Specifically, the Neural Network saved in NN_data and used for further experiments has the following shape:
| Activation Function | Nodes | |
|---|---|---|
| Input Layer | tanh | 64 |
| Dropout | 10% rate | - |
| Hidden Layer | relu | 64 |
| Dropout | 10% rate | - |
| Batch normalization | - | - |
| Hidden Layer | linear | 64 |
| Dropout | 10% rate | - |
| Output Layer | Softmax | 3 |
| Optimization Function | SGD | - |
| Learning rate | 0.0005 | - |
NOTE: As described in Related Materials, the task solved by these models is a ternary classification task. The samples used are those reported in ./Ordinamenti/dataset_coppie.txt, while corresponding labes are reported in ./Ordinamenti/output_file.txt
As outlined in the introduction, the primary goal of this work is to approximate BB models, specifically focusing on approximating the NN described in the previous section’s table. The experiments are organized into two main categories: global approximation, which aims to explain the model’s overall reasoning, and local approximation, which focuses on explaining specific queries. Each of these categories is further divided based on the PCA preprocessing approach defined in [1], which includes direct PCA and indirect PCA. For each category, we conducted experiments on three sample datasets of different sizes: 45, 105, and 190 pairs.
NOTE: Due to an error, the folders containing datasets with 190 pairs (and related files) are labeled with the number 210. Unfortunately, we noticed this late in the project and decided to retain this naming for now. We plan to correct this in a future code update. As you go through this guide, please remember that any reference to folders labeled with 210 actually pertains to the dataset with 190 pairs.
From the point of view of folder organization, the code for global approximation is reported in ./ILASPcode/, while the code for local one is reported in ./ILASPcode/local/local/. Both of these folders contain the folders Data, Data8Component2Std and Data17Component2Std: the first one contains the data related to the experiment without using PCA, while the others contain the data when Indirect PCA is used. Direct PCA is adopted only in the global case, and its data are stored in the folder PCAexperiments. All these PCA subcase folders follow the same subfolder logic (which is designed to automate ILASP training as much as possible in all subcases), with some differences among global and local case.
- NNoutput contains the sampled dataset and the corresponding labels obtained using the BB.
- recipes contains the Background Knowledge (recipes dataset) and Language Bias, with different hyperparameters setting (i.e. maxp)
- users_new_version_second contains the brave orderings extrapolated from sampled dataset to compose with file on recipes to create the final desired .las file for training.
- NOTE: folders users and users_new_version contains the brave ordering with a slightly different syntax formatting. For the moment we left these folders as they are, but we are considering to delete them in future updates.
- users_original contains the brave ordering extrapolate from original dataset to compose with file on recipes to create the final desired .las file for training.

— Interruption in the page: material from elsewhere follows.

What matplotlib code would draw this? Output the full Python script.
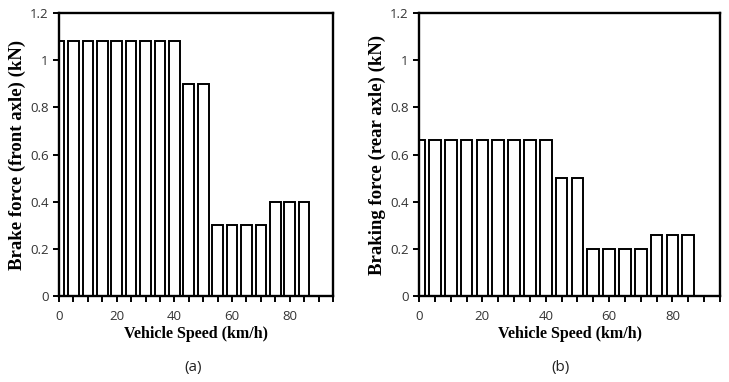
import matplotlib.pyplot as plt
from matplotlib.ticker import MultipleLocator

speed = [0, 5, 10, 15, 20, 25, 30, 35, 40, 45, 50, 55, 60, 65, 70, 75, 80, 85]
front_force = [1.08, 1.08, 1.08, 1.08, 1.08, 1.08, 1.08, 1.08, 1.08,
               0.9, 0.9, 0.3, 0.3, 0.3, 0.3, 0.4, 0.4, 0.4]
rear_force = [0.66, 0.66, 0.66, 0.66, 0.66, 0.66, 0.66, 0.66, 0.66,
              0.5, 0.5, 0.2, 0.2, 0.2, 0.2, 0.26, 0.26, 0.26]

W, H = 729, 382


def setup(ax, x, y, ylabel):
    ax.bar(x, y, width=3.7, color='white', edgecolor='black', linewidth=1.4)
    ax.set_xlim(0, 95)
    ax.set_ylim(0, 1.2)
    ax.xaxis.set_major_locator(MultipleLocator(20))
    ax.xaxis.set_minor_locator(MultipleLocator(5))
    ax.set_yticks([0, 0.2, 0.4, 0.6, 0.8, 1.0, 1.2])
    ax.set_yticklabels(['0', '0.2', '0.4', '0.6', '0.8', '1', '1.2'])
    ax.tick_params(axis='both', which='both', direction='out', length=4,
                   width=1.4, labelsize=9.5, colors='black', labelcolor='#333333')
    ax.tick_params(axis='x', which='both', pad=6)
    ax.tick_params(axis='y', which='minor', left=False)
    for s in ax.spines.values():
        s.set_linewidth(1.7)
    for lab in ax.get_xticklabels() + ax.get_yticklabels():
        lab.set_family('Open Sans')
    ax.set_xlabel('Vehicle Speed (km/h)', family='Liberation Serif',
                  fontweight='bold', fontsize=11.5, labelpad=2)
    ax.set_ylabel(ylabel, family='Liberation Serif', fontweight='bold',
                  fontsize=13.5, labelpad=3)


fig = plt.figure(figsize=(W / 100, H / 100), dpi=100)

ax_a = fig.add_axes([59 / W, 86 / H, 274 / W, 283 / H])
setup(ax_a, speed, front_force, 'Brake force (front axle) (kN)')

ax_b = fig.add_axes([419 / W, 86 / H, 301 / W, 283 / H])
setup(ax_b, speed, rear_force, 'Braking force (rear axle) (kN)')

fig.text(193 / W, 1 - 368 / H, '(a)', ha='center', va='center',
         family='Open Sans', fontsize=11, color='#222222')
fig.text(560 / W, 1 - 368 / H, '(b)', ha='center', va='center',
         family='Open Sans', fontsize=11, color='#222222')

fig.savefig('out.png', dpi=100)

- final/users/ contains the final files obtained from the composition of desired background knowledge, language bias and brave orderings. It also contains .txt files where ILASP output are stored, and .sh files to train ILASP on more train files in parallel (using different shells).
- final_original/users/ correspond to the previous folder but when we are using the original dataset instead of sampled ones.
- testOutput contains the .csv files which collect the result of ILASP (testOutput_original for original dataset)
- statistics_sampled contains the final results, which are the means of estimators with regard to the users experimented. (statistics_original for original dataset)
- plots contains the final results plotted
NOTE: Differently from indirect PCA where sub-cases where collected by Data8Components2Std and Data17Components2Std folders, in direct PCA his subcases are identified by a number (5, 10, 15, 20) at the end of the just presented sub-folders.
NOTE: Some folder, as NNoutput are repeated even if they contains the same files (not always, for example sampled dataset in local approximation are different from global ones). We recognize this is not a best practice, and we will refactor in future version of the code.
the folders recipes, statistics, testOutput and final* are repeated, while the others are substituted with the folder sampled_recipes_zero, which subfolders are (for each sampled dataset and standard deviation used for the local approach):
- distances, in which are stored the files with computed distances between the queried pair and the pairs generated usig gaussian noise (used for ILASP training purpose)
- las_files, in which are stored the generated pairs using the gaussian noise
- user_predictions, in which are stored the labels given by the BB to the pairs generated using the gaussian noise
- .txt files, in which, for each experimented user, are reported the pairs for which is required an explanation.
* NOTE: as can be visible, in the github repository is missing the final folder, this was caused by the big memory space they occupies and storage policies of github.
NOTE: as in global case, some folder are repeated even if they contains the same files
Similarly the Code organization is repeated among global and local cases, but with some slightly differences.
In the following image is reported the workflow for global approximator (an arrow identify a dependency of the targetted code to be executed after the starting code):
* NOTE: as can be visible by github repository, there are varaints of this code, this since several experiments was made during the work. In the image are reported the mainly used codes.
NOTE: sometimes, in the code are reported folder references to read and write files. During the work these references were updated manually depending on the situation, also with help of search and substitute tools. An example is when referring "Data8Component2Std" folder instead of "Data17Component2Std" folder, or folders regarding the different sampled dataset, which are referred using their size as a sort of identifier.
As before, the local workflow is reported in the following image
The same note made for Global Code organization are valid in this case. Furthermore, an update to explain better the "getStatistics" in local case will arrive as soon as possible.
Two key files in this project are CompareStableModels.py and ilaspReadWriteUtils.py. As you may notice in the GitHub repository, these files appear in multiple locations. Each copy has minor differences, so we recommend keeping them in place without deleting or moving them. Typically, each folder references the specific version of the file stored within it.
Lastly, some files are not detailed here, as they are used for smaller tasks or experiments that did not yield significant results. In future updates, these files may be removed to create a more streamlined repository."